Мне не нужны красноречивые ответы. Но мне нужна практическая помощь, накопилось столько дел. Но, пожалуйста, не надо нарочитых сочувствий, это так неестественно. Эти люди с деланными улыбками приходят и уходят. Они говорят «время лечит» и при этом пожимают мне руку. Хоть бы они болтали свои избитые фразы где-нибудь подальше. Что они знают об этой боли? Что они знают о беззвучном крике души? Что они знают о рыдании без слез?
А она это понимает, милая старушка из соседнего двора. Она лучше всех их, она не знает, что сказать, но она не избегает меня, наоборот, она подходит ко мне, много не говорит и смущенно смотрит на меня. Я вижу понимание и сочувствие в ее глазах, она всегда со мной, когда мне это нужно, она всегда разделяет мою боль и страдания, она не топчет грубо мою скорбь, она всегда все понимает. Друзья же мои, завидев меня, убегают в смущении и растерянности.
Несколько дней тому назад ко мне заходила медсестра. Было очень приятно. Она побыла с часок, а потом ушла. А что же делать с оставшимися двадцатью тремя часами? А что же делать со всей оставшейся неделей? Приходил пастор, и мы очень мило побеседовали, но все наши разговоры казались никчемными и пустыми. Вся жизнь кажется такой бессмысленной. Нет, Бога не существует. О, Боже, помоги мне... «Отец наш небесный...» Мне так одиноко. Хоть бы телефон зазвонил, и кто-нибудь заговорил веселым голосом...
Проходит время, и мне становится легче; но вот какие-то незначительные, мелкие события выводят меня из терпения: случайно выпавшие старые письма или книжные закладки тотчас напоминают о действительности, и я начинаю беззвучно рыдать, страдая от раздирающей душу боли.
Недавно я собралась с силами и вместе с моей приятельницей зашла в социальную службу узнать о моей пенсии. Сотрудница отнеслась к нам любезно и учтиво. Все было в порядке до тех пор, пока она вдруг не стала вычеркивать «его» фамилию из журнала. Я начала рыдать: как она посмела, эта паршивая девчонка, одним движением руки вычеркнуть его фамилию?!
Наступает ночь, а она такая длинная, и постель такая пустая...»

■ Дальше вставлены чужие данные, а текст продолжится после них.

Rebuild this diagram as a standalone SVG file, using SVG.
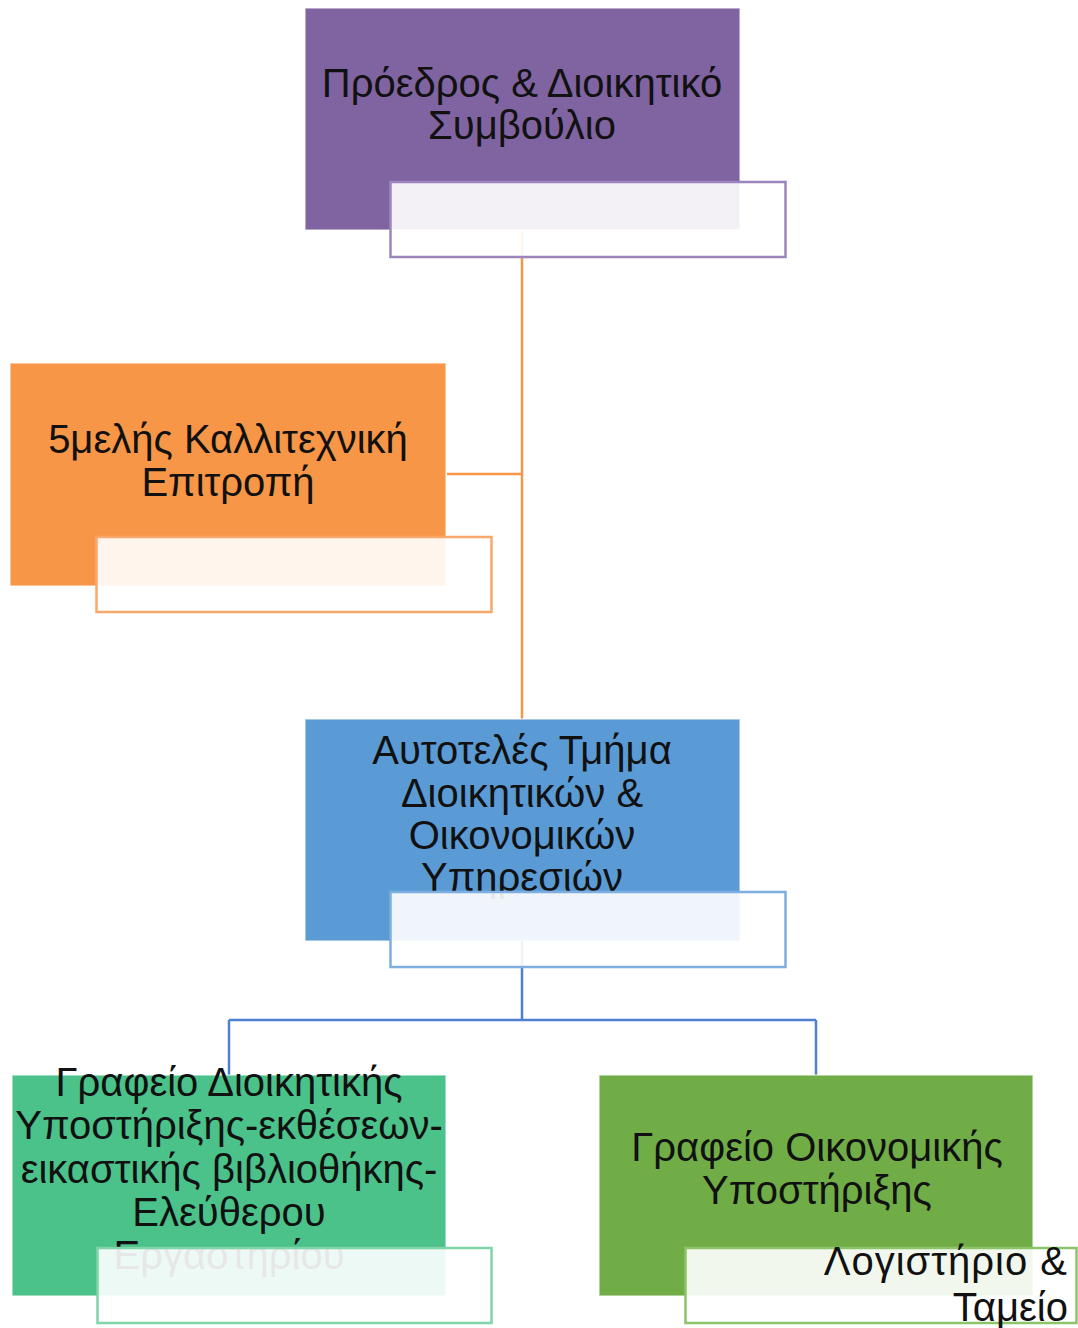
<svg xmlns="http://www.w3.org/2000/svg" width="1078" height="1328" viewBox="0 0 1078 1328">
<style>
  .t{font-family:"Liberation Sans",Arial,sans-serif;font-size:40px;fill:#111;text-anchor:middle}
  .tr{font-family:"Liberation Sans",Arial,sans-serif;font-size:40px;fill:#111;text-anchor:end}
  .main{stroke:#ffffff;stroke-opacity:0.6;stroke-width:1.5}
  .sub{fill:#ffffff;fill-opacity:0.9;stroke-width:2.5}
  .cn{fill:none;stroke-width:2.5}
</style>
<rect width="1078" height="1328" fill="#ffffff"/>

<g id="connectors">
  <path class="cn" stroke="#f79646" d="M522 232 V719 M447 474 H522"/>
  <path class="cn" stroke="#4f7fd0" d="M522 941 V1020 M229 1020 H816 M229 1020 V1075 M816 1020 V1075"/>
</g>

<g id="node-president">
  <rect class="main" x="305" y="8" width="435" height="222" fill="#8064a2"/>
  <text class="t" x="522" y="97">Πρόεδρος &amp; Διοικητικό</text>
  <text class="t" x="522" y="139">Συμβούλιο</text>
  <rect class="sub" x="390.5" y="182" width="395" height="75" stroke="#9c85bd"/>
</g>

<g id="node-committee">
  <rect class="main" x="10" y="363" width="436" height="223" fill="#f79646" stroke="#dddddd"/>
  <text class="t" x="228" y="453">5μελής Καλλιτεχνική</text>
  <text class="t" x="228" y="496">Επιτροπή</text>
  <rect class="sub" x="96.5" y="537" width="395" height="75" stroke="#f9a86c"/>
</g>

<g id="node-department">
  <rect class="main" x="305" y="719" width="435" height="222" fill="#5b9bd5"/>
  <text class="t" x="522" y="764">Αυτοτελές Τμήμα</text>
  <text class="t" x="522" y="807">Διοικητικών &amp;</text>
  <text class="t" x="522" y="849">Οικονομικών</text>
  <text class="t" x="522" y="891">Υπηρεσιών</text>
  <rect class="sub" x="390.5" y="892" width="395" height="75" stroke="#7eaee0"/>
</g>

<g id="node-admin-office">
  <rect class="main" x="12" y="1075" width="434" height="221" fill="#4cc28b"/>
  <text class="t" x="229" y="1096">Γραφείο Διοικητικής</text>
  <text class="t" x="229" y="1139">Υποστήριξης-εκθέσεων-</text>
  <text class="t" x="229" y="1183">εικαστικής βιβλιοθήκης-</text>
  <text class="t" x="229" y="1226">Ελεύθερου</text>
  <text class="t" x="229" y="1269">Εργαστηρίου</text>
  <rect class="sub" x="97.5" y="1248" width="394" height="75" stroke="#7fd4a8"/>
</g>

<g id="node-finance-office">
  <rect class="main" x="599" y="1075" width="434" height="221" fill="#70ad47"/>
  <text class="t" x="817" y="1161">Γραφείο Οικονομικής</text>
  <text class="t" x="817" y="1204">Υποστήριξης</text>
  <rect class="sub" x="685.5" y="1248" width="391" height="75" stroke="#8dc46a"/>
  <text class="tr" x="1068" y="1275" letter-spacing="1">Λογιστήριο &amp;</text>
  <text class="tr" x="1068" y="1321">Ταμείο</text>
</g>
</svg>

Вот именно такую боль и душевное состояние нас просят разделить с умирающими и со скорбящими по ним. Мы учимся и узнаѐм, как превратиться в неназойливые «губки», дабы впитать в себя всю боль и горе этих людей. Несмотря на все наши сомнения, разочарования и неуверенность, мы все же каким-то образом вселяем в них спокойствие и уравновешенность.
В словах Джона Донна со страшной болью в душе мы читаем: «смерть любого человека уменьшает меня». Но, несмотря на всю грусть и печаль, мы многому учимся и многое узнаѐм от умирающих и от скорбящих по ним: мы узнаѐм чудодейственную силу сострадания и мужества, наша любовь к ним смиряет нас, мы понимаем, что смерть отнюдь не поражение или неудача, не наказание или ошибка в сотворении мира, а безопасный шаг в нечто доселе для нас неведомое и непознанное.